Görüntülediğiniz mahkeme kararı kesinleşmiş bir karardır.

T.C.
İSTANBUL
BÖLGE ADLİYE MAHKEMESİ
13. HUKUK DAİRESİ
DOSYA NO: 2021/332 Esas
KARAR NO: 2021/493 Karar
T Ü R K M İ L L E T İ A D I N A
B Ö L G E A D L İ Y E M A H K E M E S İ K A R A R I
İNCELENEN KARARIN
MAHKEMESİ: İSTANBUL 7. ASLİYE TİCARET MAHKEMESİ
NUMARASI: 2020/550 Esas – 2021/47 Karar
TARİH: 25/01/2021
DAVA: Alacak
KARAR TARİHİ: 02/04/2021
İlk derece Mahkemesinde yapılan inceleme sonucunda verilen karara karşı istinaf kanun yoluna başvurulmuş olmakla dava dosyası incelendi:
TARAFLARIN İDDİA VE SAVUNMASININ ÖZETİ: Davacı vekili dava dilekçesi ile, müvekkilinin diş hekimi olduğunu, davalı … Ltd. Şti.’den 14.12.2017 tarihli biri 54.628,99 TL bedelli diğeri 45.092,13 TL bedelli iki fatura karşılığında 200 adet implant satın aldığını, fatura bedellerini ödediğini, satın aldığı implantların 25 tanesinin düştüğünü, 26 tanesinin yanlış ölçülerde olduğunu, satıştan sonra da davalı tarafın destek hizmeti vermesi gerekirken vermediğini, bu nedenle de elinde 25 implant daha kaldığını ve başka bir firmadan yeni siparişler vermek zorunda kaldığını, ayıplı çıkan ürünleri 26.12.2018 tarihinde davalı tarafa kargo ile iade ettiğini ancak davalı tarafın kabul etmediğini, ürünlerin ayıplı çıkması nedeniyle uğradığı zararın karşılığı olarak fazlaya ilişkin hakları saklı kalmak koşulu ile 5.000,00 TL maddi tazminatın ticari faizi ile birlikte tarafına ödenmesine karar verilmesini talep etmiştir.
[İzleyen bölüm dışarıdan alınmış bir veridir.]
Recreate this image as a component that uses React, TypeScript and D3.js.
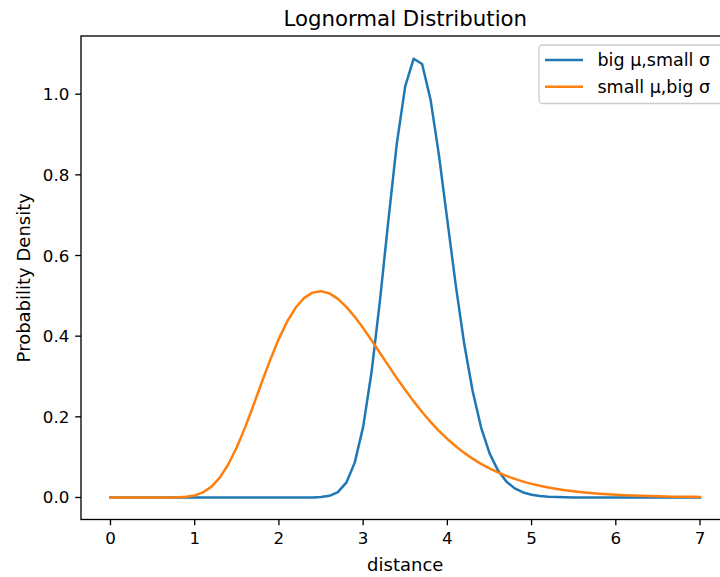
import * as d3 from "d3";

// distance grid, step 0.1 from 0 to 7
const distance = [
  0.0, 0.1, 0.2, 0.3, 0.4, 0.5, 0.6, 0.7, 0.8, 0.9,
  1.0, 1.1, 1.2, 1.3, 1.4, 1.5, 1.6, 1.7, 1.8, 1.9,
  2.0, 2.1, 2.2, 2.3, 2.4, 2.5, 2.6, 2.7, 2.8, 2.9,
  3.0, 3.1, 3.2, 3.3, 3.4, 3.5, 3.6, 3.7, 3.8, 3.9,
  4.0, 4.1, 4.2, 4.3, 4.4, 4.5, 4.6, 4.7, 4.8, 4.9,
  5.0, 5.1, 5.2, 5.3, 5.4, 5.5, 5.6, 5.7, 5.8, 5.9,
  6.0, 6.1, 6.2, 6.3, 6.4, 6.5, 6.6, 6.7, 6.8, 6.9,
  7.0,
];

// big mu, small sigma
const bigMuSmallSigma = [
  0, 0, 0, 0, 0, 0, 0, 0, 0, 0,
  0, 0, 0, 0, 0, 0, 0, 0, 0, 0,
  0, 0, 0, 0, 0.0002, 0.001, 0.0041, 0.0134, 0.0368, 0.0864,
  0.175, 0.311, 0.489, 0.688, 0.878, 1.02, 1.088, 1.075, 0.987, 0.849,
  0.687, 0.526, 0.381, 0.264, 0.174, 0.11, 0.0673, 0.0396, 0.0225, 0.0124,
  0.0067, 0.0035, 0.0018, 0.0009, 0.0004, 0.0002, 0, 0, 0, 0,
  0, 0, 0, 0, 0, 0, 0, 0, 0, 0,
  0,
];

// small mu, big sigma
const smallMuBigSigma = [
  0, 0, 0, 0, 0, 0, 0, 0.0001, 0.0004, 0.0017,
  0.0051, 0.0128, 0.027, 0.0498, 0.0823, 0.1244, 0.1745, 0.23, 0.2875, 0.343,
  0.394, 0.437, 0.471, 0.495, 0.508, 0.5116, 0.506, 0.4924, 0.4726, 0.448,
  0.42, 0.3897, 0.3584, 0.327, 0.296, 0.2664, 0.2383, 0.2119, 0.1876, 0.1653,
  0.1451, 0.1269, 0.1106, 0.0962, 0.0833, 0.072, 0.0621, 0.0535, 0.046, 0.0394,
  0.0338, 0.029, 0.0247, 0.0212, 0.018, 0.0153, 0.013, 0.0111, 0.0094, 0.008,
  0.0068, 0.0058, 0.0049, 0.0042, 0.0035, 0.003, 0.0025, 0.0021, 0.0018, 0.0016,
  0.0013,
];

const seriesNames = ["big μ,small σ", "small μ,big σ"];
const colors = ["#1f77b4", "#ff7f0e"];
const xTicks = [0, 1, 2, 3, 4, 5, 6, 7];
const yTicks = [0.0, 0.2, 0.4, 0.6, 0.8, 1.0];

const width = 720;
const height = 577;
const left = 81;
const right = 729.5;
const top = 36;
const bottom = 519.5;
const font = "DejaVu Sans, sans-serif";

export default function App() {
  const x = d3.scaleLinear().domain([-0.35, 7.35]).range([left, right]);
  const y = d3.scaleLinear().domain([-0.0546, 1.1443]).range([bottom, top]);

  const line = d3
    .line<number>()
    .x((_, i) => x(distance[i]))
    .y((d) => y(d));

  const series = [bigMuSmallSigma, smallMuBigSigma];

  return (
    <svg
      width={width}
      height={height}
      style={{ position: "absolute", left: 0, top: 0, background: "#fff" }}
      fontFamily={font}
    >
      <defs>
        <clipPath id="plot">
          <rect x={left} y={top} width={right - left} height={bottom - top} />
        </clipPath>
      </defs>

      <g clipPath="url(#plot)" fill="none" strokeWidth={2.5} strokeLinejoin="round" strokeLinecap="square">
        {series.map((s, i) => (
          <path key={i} d={line(s) ?? ""} stroke={colors[i]} />
        ))}
      </g>

      {/* spines */}
      <rect
        x={left}
        y={top}
        width={right - left}
        height={bottom - top}
        fill="none"
        stroke="#000"
        strokeWidth={1.33}
      />

      {/* x ticks */}
      <g fontSize={16.7} textAnchor="middle">
        {xTicks.map((t) => (
          <g key={t} transform={`translate(${x(t)},${bottom})`}>
            <line y2={5.8} stroke="#000" strokeWidth={1.33} />
            <text y={24.5}>{t}</text>
          </g>
        ))}
      </g>

      {/* y ticks */}
      <g fontSize={16.7} textAnchor="end">
        {yTicks.map((t) => (
          <g key={t} transform={`translate(${left},${y(t)})`}>
            <line x2={-5.8} stroke="#000" strokeWidth={1.33} />
            <text x={-11.6} dy="0.36em">{t.toFixed(1)}</text>
          </g>
        ))}
      </g>

      <text x={(left + right) / 2} y={26} fontSize={21.3} textAnchor="middle">
        Lognormal Distribution
      </text>
      <text x={(left + right) / 2} y={570.5} fontSize={18} textAnchor="middle">
        distance
      </text>
      <text
        transform={`translate(29.5,${(top + bottom) / 2}) rotate(-90)`}
        fontSize={18}
        textAnchor="middle"
      >
        Probability Density
      </text>

      {/* legend */}
      <g>
        <rect
          x={539}
          y={45}
          width={190}
          height={58.5}
          rx={3.5}
          fill="#fff"
          fillOpacity={0.8}
          stroke="#cccccc"
          strokeWidth={1.33}
        />
        {seriesNames.map((name, i) => (
          <g key={name} transform={`translate(0,${60 + i * 26.8})`}>
            <line x1={545} x2={583} stroke={colors[i]} strokeWidth={2.5} />
            <text x={597.5} y={6.2} fontSize={17.5}>
              {name}
            </text>
          </g>
        ))}
      </g>
    </svg>
  );
}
Davalı vekili cevap dilekçesi ile, davaya konu implantların fatura tarihlerinin 14.12.2017 olduğunu, 6098 sayılı TBK m. 231’e göre ayıba karşı sorumlulukta iki yıllık zamanaşımı süresinin geçerli olduğunu, bu nedenle davanın zamanaşımına uğradığını belirterek öncelikle davanın zamanaşımı nedeniyle reddine, davanın esasına ilişkin olarak da ücretsiz olarak diş hekimlerine destek hizmeti verdiklerini, bunun için davacının kendilerinden randevu alması gerektiğini, bu hizmetin bir taahhüt olmadığını sadece diş hekimlerinin daha iyi bir operasyon yapabilmelerini sağlamak için olduğunu, tanık deliline dayanılmasına da izinlerinin olmadığını belirterek davanın reddine karar verilmesini talep etmiştir.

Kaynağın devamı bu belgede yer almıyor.